### WRITTEN INSTRUCTION
Print the records below exactly, from the line containing "Emit a Python" down to the line containing "self.num_vertices = (2", both lines included, and omit every picture.

═══

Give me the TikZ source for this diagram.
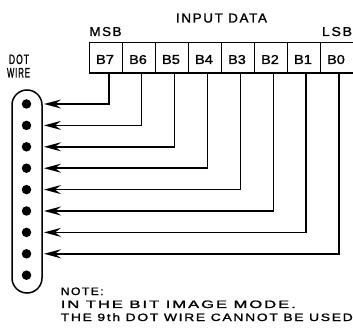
\documentclass[tikz,border=0pt]{standalone}
\usepackage{fontspec}
\setmainfont{Liberation Sans}
\newfontfamily\lsfont[LetterSpace=12,FakeBold=1.3]{Liberation Sans}
\newfontfamily\cfont[FakeBold=1.3]{Liberation Sans}
\usetikzlibrary{arrows.meta,calc}
\newcommand{\fitwh}[3]{\resizebox{#1}{#2}{\lsfont #3}}
\newcommand{\celltxt}[1]{\scalebox{1.12}[1]{\resizebox{!}{9pt}{\cfont #1}}}
\begin{document}
\begin{tikzpicture}[x=1pt,y=-1pt,line width=1.5pt,
  cell/.style={draw,minimum width=33pt,minimum height=30.5pt,inner sep=0pt,anchor=north west},
  clabel/.style={anchor=base,inner sep=0pt},
  lbl/.style={anchor=base,inner sep=0pt},
  note/.style={anchor=base west,inner sep=0pt},
  wire/.style={-{Stealth[length=17pt,width=9pt,inset=6pt]},line width=1.5pt},
  dotw/.style={circle,fill,minimum size=9.5pt,inner sep=0pt}]
\useasboundingbox (0,0) rectangle (353,328);
% titles
\node[lbl] (title) at (221.5,22.5) {\fitwh{91pt}{9pt}{INPUT DATA}};
\node[lbl] (msb) at (105.5,36) {\fitwh{32pt}{9pt}{MSB}};
\node[lbl] (lsb) at (337,36) {\fitwh{30pt}{9pt}{LSB}};
\node[lbl] (dot) at (19,64) {\fitwh{20pt}{9.5pt}{DOT}};
\node[lbl] (wirel) at (18.5,77.5) {\fitwh{23pt}{9.5pt}{WIRE}};
% cells
\foreach \b [count=\i from 0] in {7,6,5,4,3,2,1,0}{
  \node[cell] (c\b) at ({88.5+33*\i},41.7) {};
  \node[clabel] (t\b) at ({105+33*\i},64) {\celltxt{B\b}};
}
% capsule
\draw (12,105) -- (12,278) arc[start angle=180,end angle=0,radius=15] -- (42,105) arc[start angle=0,end angle=-180,radius=15];
% dots
\foreach \k in {1,...,9}{
  \node[dotw] (d\k) at (26.5,{104+21.4*(\k-1)}) {};
}
% arrow ends
\foreach \k in {1,...,8}{
  \coordinate (a\k) at (44,{104+21.4*(\k-1)});
}
% wires
\foreach \b/\k [count=\i from 0] in {7/1,6/2,5/3,4/4,3/5,2/6,1/7,0/8}{
  \draw[wire] ([xshift={3pt-0.1pt*\i}]c\b.south) |- (a\k);
}
% note
\node[note] (n1) at (60,295) {\fitwh{43pt}{7.5pt}{NOTE:}};
\node[note] (n2) at (60,308) {\fitwh{235pt}{7.5pt}{IN THE BIT IMAGE MODE.}};
\node[note] (n3) at (60,321) {\fitwh{292pt}{7.7pt}{THE 9th DOT WIRE CANNOT BE USED}};
\end{tikzpicture}
\end{document}
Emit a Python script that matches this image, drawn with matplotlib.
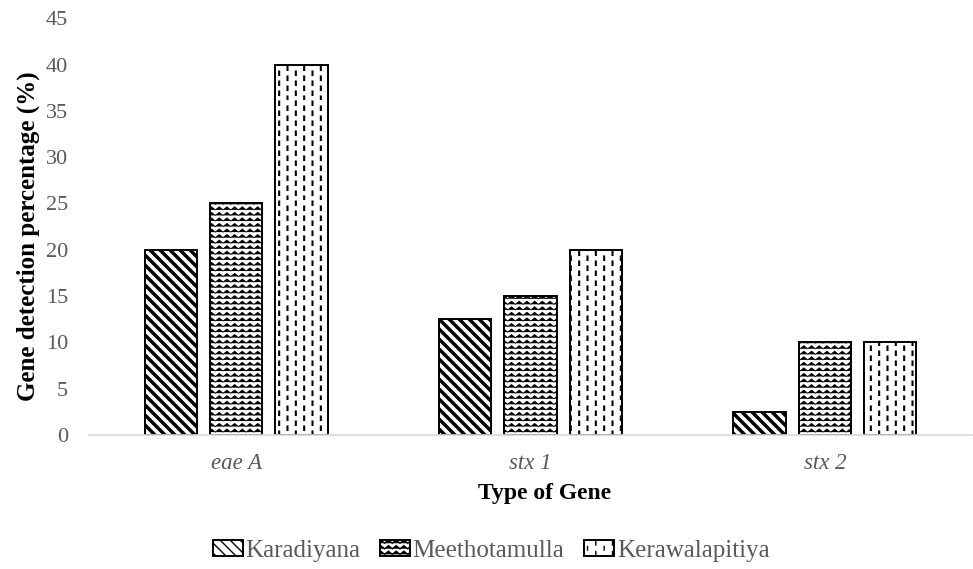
import warnings
import numpy as np
import matplotlib
matplotlib.use("Agg")
import matplotlib.hatch as mhatch
from matplotlib.path import Path
from matplotlib import pyplot as plt

warnings.filterwarnings("ignore")

genes = ["eae A", "stx 1", "stx 2"]
sites = ["Karadiyana", "Meethotamulla", "Kerawalapitiya"]
karadiyana = [20, 12.5, 2.5]
meethotamulla = [25, 15, 10]
kerawalapitiya = [40, 20, 10]


# extra hatch patterns, drawn in the unit hatch tile:
#   'd' = wide falling diagonals, 'z' = zigzag rows, ':' = staggered dashes
class DiagonalHatch(mhatch.HatchPatternBase):
    def __init__(self, hatch, density):
        self.n = hatch.count('d') * 5
        self.num_vertices = (2 * self.n + 1) * 2 if self.n else 0

    def set_vertices_and_codes(self, vertices, codes):
        offs = np.linspace(-1.0, 1.0, 2 * self.n + 1)
        for i, o in enumerate(offs):
            # segment of the line x + y = 1 + o, clipped to the unit square
            if o < 0:
                p0, p1 = (0.0, 1.0 + o), (1.0 + o, 0.0)
            else:
                p0, p1 = (o, 1.0), (1.0, o)
            vertices[2 * i] = p0
            vertices[2 * i + 1] = p1
            codes[2 * i] = Path.MOVETO
            codes[2 * i + 1] = Path.LINETO


class ZigzagHatch(mhatch.HatchPatternBase):
    def __init__(self, hatch, density):
        self.rows = hatch.count('z') * 6
        self.zigs = 13
        self.num_vertices = self.rows * (2 * self.zigs + 1)

    def set_vertices_and_codes(self, vertices, codes):
        n = 2 * self.zigs + 1
        xs = np.linspace(0, 1, n)
        amp = 0.28 / max(self.rows, 1)
        for i in range(self.rows):
            y0 = (i + 0.5) / self.rows
            ys = y0 + amp * np.where(np.arange(n) % 2 == 0, -1, 1)
            vertices[i * n:(i + 1) * n, 0] = xs
            vertices[i * n:(i + 1) * n, 1] = ys
            codes[i * n] = Path.MOVETO
            codes[i * n + 1:(i + 1) * n] = Path.LINETO


class DashHatch(mhatch.HatchPatternBase):
    def __init__(self, hatch, density):
        self.cols = hatch.count(':') * 6
        self.dashes = 10
        self.num_vertices = self.cols * self.dashes * 2

    def set_vertices_and_codes(self, vertices, codes):
        k = 0
        step = 1.0 / self.dashes
        for c in range(self.cols):
            x = (c + 0.5) / self.cols
            off = 0.5 * step if c % 2 else 0.0
            for d in range(self.dashes):
                y0 = d * step + off
                y1 = min(y0 + 0.35 * step, 1.0)
                vertices[k] = (x, y0)
                vertices[k + 1] = (x, y1)
                codes[k] = Path.MOVETO
                codes[k + 1] = Path.LINETO
                k += 2


mhatch._hatch_types.extend([DiagonalHatch, ZigzagHatch, DashHatch])

plt.rcParams['font.family'] = ['Liberation Serif', 'DejaVu Serif']

fig = plt.figure(figsize=(9.73, 5.69), dpi=100)
ax = fig.add_axes([0.0915, 0.2355, 0.9075, 0.7325])

x = np.arange(len(genes))
w = 0.177
step = 0.222
styles = [
    (karadiyana, 'dd', 2.5, '#000000'),
    (meethotamulla, 'zzz', 0.6, '#666666'),
    (kerawalapitiya, '::', 1.5, '#2a2a2a'),
]
handles = []
for i, (vals, hatch, hlw, hcol) in enumerate(styles):
    with plt.rc_context({'hatch.linewidth': hlw, 'hatch.color': hcol}):
        bars = ax.bar(x + (i - 1) * step, vals, w, color='white',
                      edgecolor='black', linewidth=1.4, hatch=hatch,
                      label=sites[i])
        for b in bars:
            if hasattr(b, 'set_hatch_linewidth'):
                b.set_hatch_linewidth(hlw)
    handles.append(bars)

ax.set_xlim(-0.5, 2.5)
ax.set_ylim(0, 45)
ax.set_yticks(range(0, 50, 5))
ax.set_xticks(x)
ax.set_xticklabels(genes, fontstyle='italic', fontsize=16.5)
ax.tick_params(axis='both', length=0, labelcolor='#595959')
ax.tick_params(axis='y', pad=15, labelsize=16)
ax.tick_params(axis='x', pad=13)
for s in ['top', 'right', 'left']:
    ax.spines[s].set_visible(False)
ax.spines['bottom'].set_color('#d9d9d9')
ax.spines['bottom'].set_linewidth(1.2)

ax.set_xlabel('Type of Gene', fontsize=17, fontweight='bold')
ax.set_ylabel('Gene detection percentage (%)', fontsize=18, fontweight='bold')
ax.xaxis.set_label_coords(0.516, -0.114)
ax.yaxis.set_label_coords(-0.0555, 0.477)

fig.legend(handles=handles, labels=sites, loc='center', ncol=3,
           bbox_to_anchor=(491 / 973, 1 - 551 / 569), frameon=False,
           fontsize=18, labelcolor='#595959', handlelength=1.2,
           handleheight=0.6, handletextpad=0.1, columnspacing=0.8)

fig.savefig('out.png', dpi=100)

═══

### OUTPUT FOR THIS TASK
Emit a Python script that matches this image, drawn with matplotlib.
import warnings
import numpy as np
import matplotlib
matplotlib.use("Agg")
import matplotlib.hatch as mhatch
from matplotlib.path import Path
from matplotlib import pyplot as plt

warnings.filterwarnings("ignore")

genes = ["eae A", "stx 1", "stx 2"]
sites = ["Karadiyana", "Meethotamulla", "Kerawalapitiya"]
karadiyana = [20, 12.5, 2.5]
meethotamulla = [25, 15, 10]
kerawalapitiya = [40, 20, 10]


# extra hatch patterns, drawn in the unit hatch tile:
#   'd' = wide falling diagonals, 'z' = zigzag rows, ':' = staggered dashes
class DiagonalHatch(mhatch.HatchPatternBase):
    def __init__(self, hatch, density):
        self.n = hatch.count('d') * 5
        self.num_vertices = (2 * self.n + 1) * 2 if self.n else 0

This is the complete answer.